Data jewels

Opal – the recent ticketing overhaul for transport services in NSW has been greeted with a warm welcome from the state’s weary commuters. The concept of one electronic ticket appeals to the masses for its convenience across multi-service travelling (ferry, buses, and trains). But what I find really interesting, and an exciting prospect for the ‘big data’ world, is the sheer volume and granular nature of data that is being captured.

Commuters are required to tap on and tap off, at first glance this seems a simple and almost pre-existing habitual exercise for your frequent travellers. However, upon closer investigation, it begs the question of: what data is being captured? And more importantly, what are the implications?

Well for starters, any given individual with an opal card can login to the opal website and see the location and time of travel for all their given trips.

So there is some supporting evidence for telling your boss that the traffic was truly the reason why you were late and not sleeping in.

Moreover, on a serious note, this has far reaching implications. For one, the transport body can look to investigate trips which are running late, and the periods that they are running the most poorly. This data could not only help in monitoring traffic flows on given days, specific routes and during certain times, but allow for better planning and improving services.

Done correctly and coupled with some basic statistical assumptions, transport could be monitored to see areas that require more services and those areas which are being underutilised, such an analysis would have significant implications in ensuring tax payer money is being maximised and allocated efficiently. Despite still being in its infancy, I remain quite excited at the tantalising prospect of what my simple ‘tapping on and off’ could eventually lead to having a faster trip home.

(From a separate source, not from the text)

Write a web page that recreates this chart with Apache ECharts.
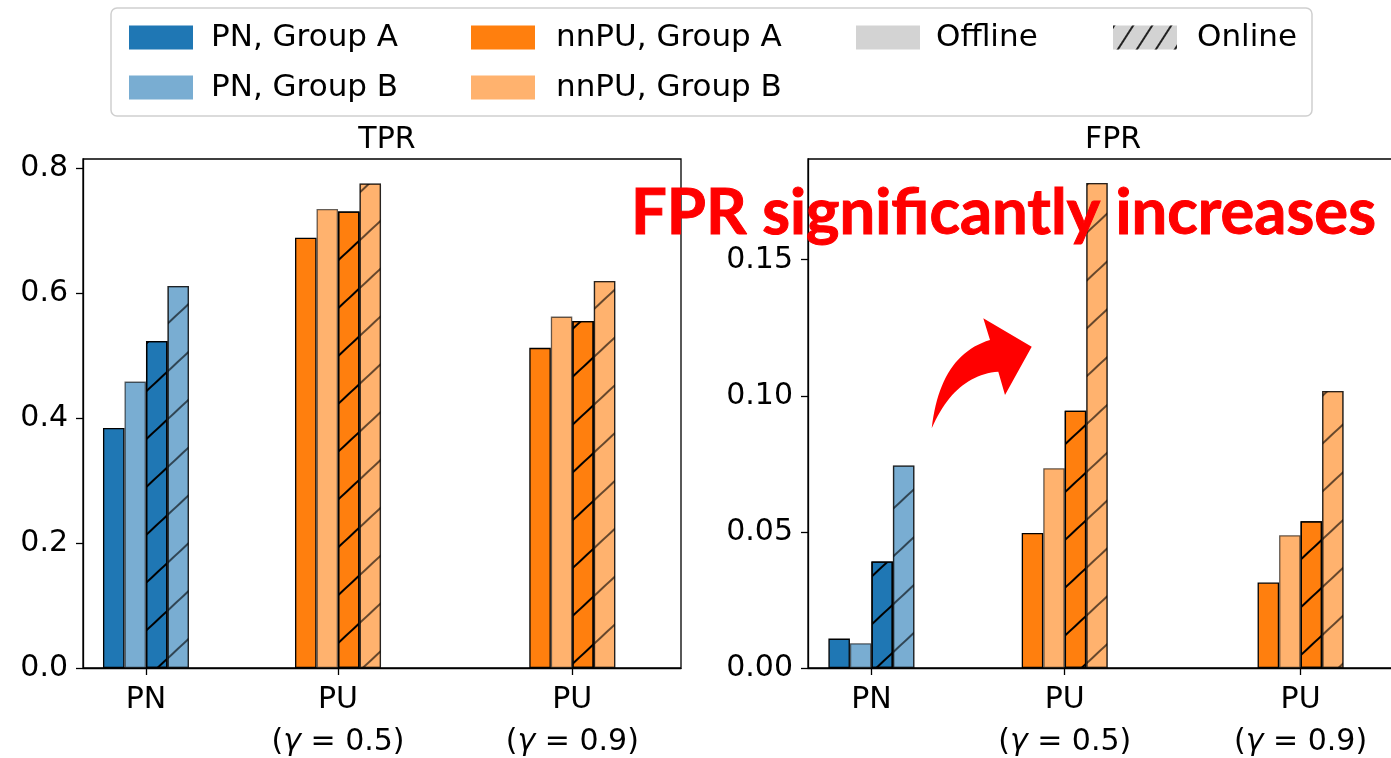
<!DOCTYPE html>
<html><head><meta charset="utf-8">
<script src="https://cdn.jsdelivr.net/npm/echarts@6/dist/echarts.min.js"></script>
<style>html,body{margin:0;padding:0;background:#fff}#c{width:1391px;height:758px}</style>
</head><body><div id="c"></div>
<script>
// ---- data ----
const categories = ['PN', 'PU\n(γ = 0.5)', 'PU\n(γ = 0.9)'];
const catPositions = [0, 1, 2.22];
const catMethod = ['PN', 'nnPU', 'nnPU'];

const tprAOffline = [0.384, 0.688, 0.512];
const tprBOffline = [0.458, 0.734, 0.562];
const tprAOnline  = [0.523, 0.730, 0.555];
const tprBOnline  = [0.611, 0.775, 0.619];

const fprAOffline = [0.0108, 0.0496, 0.0314];
const fprBOffline = [0.0091, 0.0734, 0.0488];
const fprAOnline  = [0.0391, 0.0945, 0.0539];
const fprBOnline  = [0.0744, 0.1782, 0.1018];

const tprTicks = [0, 0.2, 0.4, 0.6, 0.8];
const fprTicks = [0, 0.05, 0.10, 0.15];

const legendNames = ['PN, Group A', 'PN, Group B', 'nnPU, Group A', 'nnPU, Group B', 'Offline', 'Online'];
const titles = ['TPR', 'FPR'];
const annotation = 'FPR significantly increases';

// ---- styling ----
const FONT = 'DejaVu Sans';
const COL = { PN: { A: '#1f77b4', B: '#79add2' }, nnPU: { A: '#ff7f0e', B: '#ffb26e' } };
const EDGE = { A: '#000', B: 'rgba(0,0,0,0.6)' };
function hatch(group) {
  return { symbol: 'rect', symbolSize: 1, dashArrayX: [1, 0], dashArrayY: [2, 33],
           rotation: -0.75, color: group === 'A' ? '#000' : 'rgba(0,0,0,0.6)' };
}

function barSeries(name, vals, group, online, gi) {
  return {
    type: 'bar', name: name, xAxisIndex: gi, yAxisIndex: gi,
    barWidth: 21.5, barGap: '0%', silent: true,
    data: vals.map(function (v, i) {
      const st = { color: COL[catMethod[i]][group], borderColor: EDGE[group], borderWidth: 1.3 };
      if (online) st.decal = hatch(group);
      return { value: [catPositions[i], v], itemStyle: st };
    })
  };
}

const xMin = -0.328, xMax = 2.786;

function xAxis(gi) {
  return {
    type: 'value', gridIndex: gi, min: xMin, max: xMax,
    splitLine: { show: false },
    axisLine: { show: true, onZero: false, lineStyle: { color: '#000', width: 1.3 } },
    axisTick: { show: true, length: 7, lineStyle: { color: '#000', width: 1.3 }, customValues: catPositions },
    axisLabel: {
      customValues: catPositions, margin: 11, color: '#000', fontFamily: FONT, fontSize: 30, lineHeight: 42,
      formatter: function (v) {
        let idx = catPositions.findIndex(function (p) { return Math.abs(p - v) < 1e-6; });
        if (idx < 0) return '';
        return categories[idx].replace('γ', '{g|γ}');
      },
      rich: { g: { fontStyle: 'italic', fontFamily: FONT, fontSize: 30, lineHeight: 42, color: '#000' } }
    }
  };
}
function yAxis(gi, max, ticks, dec) {
  return {
    type: 'value', gridIndex: gi, min: 0, max: max,
    splitLine: { show: false },
    axisLine: { show: true, onZero: false, lineStyle: { color: '#000', width: 1.3 } },
    axisTick: { show: true, length: 7, lineStyle: { color: '#000', width: 1.3 }, customValues: ticks },
    axisLabel: { customValues: ticks, margin: 15, color: '#000', fontFamily: FONT, fontSize: 30,
                 formatter: function (v) { return v.toFixed(dec); } }
  };
}

// legend proxy series (hidden grid)
const legendColors = ['#1f77b4', '#79add2', '#ff7f0e', '#ffb26e', '#d3d3d3', '#d3d3d3'];
const legendSeries = legendNames.map(function (n, i) {
  const st = { color: legendColors[i], borderWidth: 0 };
  if (n === 'Online') st.decal = { symbol: 'rect', symbolSize: 1, dashArrayX: [1, 0], dashArrayY: [2, 14], rotation: -1.0, color: '#222' };
  return { type: 'bar', name: n, xAxisIndex: 2, yAxisIndex: 2, data: [], itemStyle: st };
});

function legend(names, left, top, pad) {
  return {
    data: names, left: left, top: top, orient: 'vertical', icon: 'rect',
    itemWidth: 64, itemHeight: 24, itemGap: 19, selectedMode: false, z: 5,
    textStyle: { fontFamily: FONT, fontSize: 31, lineHeight: 31, color: '#000', padding: [0, 0, 0, pad] }
  };
}

// curved arrow outline (decoration) sampled from quadratic curves
function quad(p0, c, p1, n) {
  const pts = [];
  for (let k = 0; k <= n; k++) {
    const t = k / n, u = 1 - t;
    pts.push([u * u * p0[0] + 2 * u * t * c[0] + t * t * p1[0], u * u * p0[1] + 2 * u * t * c[1] + t * t * p1[1]]);
  }
  return pts;
}
const arrowPts = quad([931.7, 428.3], [940, 355], [990, 340], 24)
  .concat([[983.3, 318.3], [1031.7, 346.7], [1005, 395]])
  .concat(quad([998.3, 371.7], [955, 375], [931.7, 428.3], 24));

// measure annotation for horizontal fitting
const annFont = 'bold 64px Lato';
const mctx = document.createElement('canvas').getContext('2d');
mctx.font = annFont;
const annW = mctx.measureText(annotation).width;
const annScale = 745 / annW;

const gridCommon = { show: true, borderColor: '#000', borderWidth: 1.3, backgroundColor: 'transparent',
                     containLabel: false, outerBoundsMode: 'none' };

const chart = echarts.init(document.getElementById('c'), null, { renderer: 'canvas' });
chart.setOption({
  animation: false,
  backgroundColor: '#fff',
  title: [
    { text: titles[0], left: 382, top: 120, textAlign: 'center', textStyle: { fontFamily: FONT, fontSize: 30, fontWeight: 'normal', color: '#000' } },
    { text: titles[1], left: 1108, top: 120, textAlign: 'center', textStyle: { fontFamily: FONT, fontSize: 30, fontWeight: 'normal', color: '#000' } }
  ],
  legend: [
    legend([legendNames[0], legendNames[1]], 124, 17, 13),
    legend([legendNames[2], legendNames[3]], 466, 17, 16),
    legend([legendNames[4]], 851, 17, 11),
    legend([legendNames[5]], 1108, 17, 15)
  ],
  grid: [
    Object.assign({ left: 83, top: 159, width: 598, height: 509 }, gridCommon),
    Object.assign({ left: 808, top: 159, width: 602, height: 509 }, gridCommon),
    { left: 0, top: 0, width: 1, height: 1, show: false, outerBoundsMode: 'none' }
  ],
  xAxis: [xAxis(0), xAxis(1), { type: 'value', gridIndex: 2, show: false }],
  yAxis: [yAxis(0, 0.814, tprTicks, 1), yAxis(1, 0.187, fprTicks, 2), { type: 'value', gridIndex: 2, show: false }],
  series: [
    barSeries('TPR A offline', tprAOffline, 'A', false, 0),
    barSeries('TPR B offline', tprBOffline, 'B', false, 0),
    barSeries('TPR A online', tprAOnline, 'A', true, 0),
    barSeries('TPR B online', tprBOnline, 'B', true, 0),
    barSeries('FPR A offline', fprAOffline, 'A', false, 1),
    barSeries('FPR B offline', fprBOffline, 'B', false, 1),
    barSeries('FPR A online', fprAOnline, 'A', true, 1),
    barSeries('FPR B online', fprBOnline, 'B', true, 1)
  ].concat(legendSeries),
  graphic: [
    { type: 'rect', z: 1, shape: { x: 111, y: 8, width: 1201, height: 108, r: 6 },
      style: { fill: '#fff', stroke: '#cfcfcf', lineWidth: 1.5 } },
    { type: 'polygon', z: 100, shape: { points: arrowPts }, style: { fill: '#ff0000' } },
    { type: 'text', z: 101, x: 631, y: 213, scaleX: annScale,
      style: { text: annotation, font: annFont, fill: '#ff0000', stroke: '#ff0000', lineWidth: 1, align: 'left', verticalAlign: 'middle' } }
  ]
});
</script></body></html>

5 thoughts on “Data jewels

  1. The data could help direct funds to transport lines that require an upgrade, (i.e. service line may have reached current capacity limits). The data can also be used for future transport infrastructure planning purposes. Very quickly, it becomes obvious there is value in “harvesting” the data from the Opal card.

  2. I would be interested to see how marketing will be tailored for those who frequent certain destinations as their profile and demographics could be captured along with the locations, much like what iPhone and other social media services are doing. I also look forward to having an integrated payment system where you can use one device i.e. your phone or credit/debit card for your transportation needs as well as other products and services.

  3. To take it further, if the travel data gets analysed on a geographical level it can also bring further insights. For example a group of friends or colleagues may find that it is actually cheaper or quicker for them to take a cab instead of the train ride (where a cab driver would pick them up one by one as it goes) if they travel to the same destination on particular days of the week, say a weekend football game

  4. The data available will be really valuable. I would love to know how many people are taking “phantom” rides to get to the limit in a week when further trips are free.

  5. Brilliant thinking. There are other metropolitan cities that have implemented a similar system. For example, Seoul with its 10 million population, operates its trains and buses with T-money which was introduced 8 years earlier than Sydney. Lots of learning opportunities for Sydney.